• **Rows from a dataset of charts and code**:
□ □ □ □ □ □ □
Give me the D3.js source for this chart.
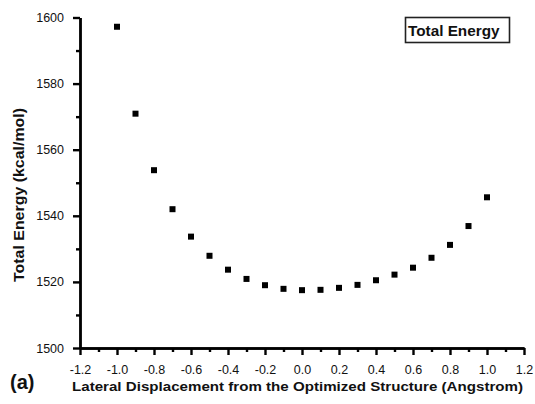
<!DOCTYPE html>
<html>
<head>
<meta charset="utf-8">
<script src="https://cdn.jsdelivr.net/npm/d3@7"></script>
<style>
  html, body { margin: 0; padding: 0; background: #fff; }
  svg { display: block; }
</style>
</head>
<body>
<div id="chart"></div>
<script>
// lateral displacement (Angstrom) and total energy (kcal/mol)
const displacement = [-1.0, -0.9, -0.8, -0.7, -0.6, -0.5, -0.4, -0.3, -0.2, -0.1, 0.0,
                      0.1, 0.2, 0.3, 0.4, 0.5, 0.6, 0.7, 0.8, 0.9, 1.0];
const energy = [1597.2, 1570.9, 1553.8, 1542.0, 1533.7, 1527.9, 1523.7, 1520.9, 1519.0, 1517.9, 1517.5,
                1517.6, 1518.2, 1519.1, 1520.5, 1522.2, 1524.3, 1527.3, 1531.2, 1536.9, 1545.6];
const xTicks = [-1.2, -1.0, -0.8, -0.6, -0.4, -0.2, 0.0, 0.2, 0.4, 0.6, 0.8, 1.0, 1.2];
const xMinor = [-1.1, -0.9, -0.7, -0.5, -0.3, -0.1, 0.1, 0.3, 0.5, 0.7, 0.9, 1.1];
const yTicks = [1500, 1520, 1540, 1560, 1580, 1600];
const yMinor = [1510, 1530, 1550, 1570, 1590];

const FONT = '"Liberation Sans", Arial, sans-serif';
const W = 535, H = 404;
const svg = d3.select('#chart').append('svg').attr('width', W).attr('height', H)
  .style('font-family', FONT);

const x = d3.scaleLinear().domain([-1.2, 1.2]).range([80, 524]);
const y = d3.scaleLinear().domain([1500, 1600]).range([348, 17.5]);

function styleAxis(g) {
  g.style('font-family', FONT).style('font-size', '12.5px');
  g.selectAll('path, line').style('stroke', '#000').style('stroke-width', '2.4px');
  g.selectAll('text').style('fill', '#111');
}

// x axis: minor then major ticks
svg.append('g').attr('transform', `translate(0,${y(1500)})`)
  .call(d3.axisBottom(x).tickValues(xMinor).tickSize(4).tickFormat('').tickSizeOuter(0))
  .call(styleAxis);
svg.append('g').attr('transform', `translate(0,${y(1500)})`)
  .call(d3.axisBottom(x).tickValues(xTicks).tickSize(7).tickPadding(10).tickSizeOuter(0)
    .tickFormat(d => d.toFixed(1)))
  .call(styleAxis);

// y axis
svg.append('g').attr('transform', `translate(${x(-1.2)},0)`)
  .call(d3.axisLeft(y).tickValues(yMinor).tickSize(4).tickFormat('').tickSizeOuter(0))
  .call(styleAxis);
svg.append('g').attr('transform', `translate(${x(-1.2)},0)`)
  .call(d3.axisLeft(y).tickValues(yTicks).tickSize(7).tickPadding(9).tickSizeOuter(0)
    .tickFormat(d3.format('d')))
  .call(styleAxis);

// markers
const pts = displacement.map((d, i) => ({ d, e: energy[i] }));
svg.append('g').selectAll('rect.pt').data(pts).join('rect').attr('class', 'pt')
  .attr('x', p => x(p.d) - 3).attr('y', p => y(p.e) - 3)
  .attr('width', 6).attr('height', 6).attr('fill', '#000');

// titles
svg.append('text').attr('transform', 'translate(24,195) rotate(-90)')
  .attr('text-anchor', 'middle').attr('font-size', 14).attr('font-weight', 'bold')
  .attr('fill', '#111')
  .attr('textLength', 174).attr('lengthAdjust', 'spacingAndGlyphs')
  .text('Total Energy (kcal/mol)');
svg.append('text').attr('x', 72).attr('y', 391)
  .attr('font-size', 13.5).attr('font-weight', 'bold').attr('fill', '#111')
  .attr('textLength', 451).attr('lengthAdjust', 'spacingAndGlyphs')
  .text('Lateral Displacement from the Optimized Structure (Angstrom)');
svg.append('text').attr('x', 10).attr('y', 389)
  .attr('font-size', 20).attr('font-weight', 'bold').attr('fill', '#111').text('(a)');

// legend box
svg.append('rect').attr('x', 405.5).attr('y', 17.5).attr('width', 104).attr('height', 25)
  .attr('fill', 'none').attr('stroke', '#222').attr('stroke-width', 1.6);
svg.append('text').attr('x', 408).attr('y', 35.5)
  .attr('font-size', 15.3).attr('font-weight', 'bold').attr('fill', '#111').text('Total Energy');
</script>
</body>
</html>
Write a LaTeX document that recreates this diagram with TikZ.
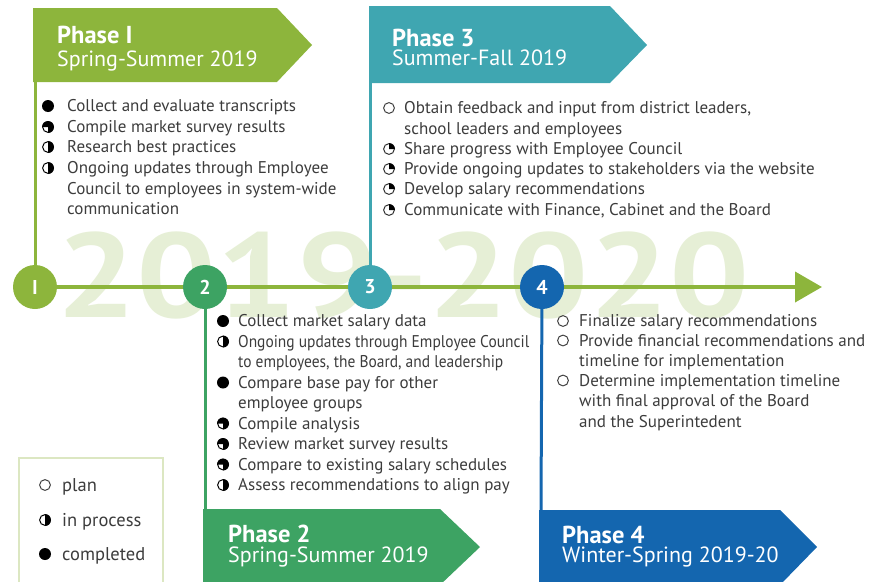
□ □ □ □ □ □ □
• **Task requirements**:
Everything from the top line of the data down to and including the line with "d3.scaleLinear().domain([1500, 1600]).range([348, 17.5]);" is to be copied, except the pictures.

• **Problem solution**:
Give me the D3.js source for this chart.
<!DOCTYPE html>
<html>
<head>
<meta charset="utf-8">
<script src="https://cdn.jsdelivr.net/npm/d3@7"></script>
<style>
  html, body { margin: 0; padding: 0; background: #fff; }
  svg { display: block; }
</style>
</head>
<body>
<div id="chart"></div>
<script>
// lateral displacement (Angstrom) and total energy (kcal/mol)
const displacement = [-1.0, -0.9, -0.8, -0.7, -0.6, -0.5, -0.4, -0.3, -0.2, -0.1, 0.0,
                      0.1, 0.2, 0.3, 0.4, 0.5, 0.6, 0.7, 0.8, 0.9, 1.0];
const energy = [1597.2, 1570.9, 1553.8, 1542.0, 1533.7, 1527.9, 1523.7, 1520.9, 1519.0, 1517.9, 1517.5,
                1517.6, 1518.2, 1519.1, 1520.5, 1522.2, 1524.3, 1527.3, 1531.2, 1536.9, 1545.6];
const xTicks = [-1.2, -1.0, -0.8, -0.6, -0.4, -0.2, 0.0, 0.2, 0.4, 0.6, 0.8, 1.0, 1.2];
const xMinor = [-1.1, -0.9, -0.7, -0.5, -0.3, -0.1, 0.1, 0.3, 0.5, 0.7, 0.9, 1.1];
const yTicks = [1500, 1520, 1540, 1560, 1580, 1600];
const yMinor = [1510, 1530, 1550, 1570, 1590];

const FONT = '"Liberation Sans", Arial, sans-serif';
const W = 535, H = 404;
const svg = d3.select('#chart').append('svg').attr('width', W).attr('height', H)
  .style('font-family', FONT);

const x = d3.scaleLinear().domain([-1.2, 1.2]).range([80, 524]);
const y = d3.scaleLinear().domain([1500, 1600]).range([348, 17.5]);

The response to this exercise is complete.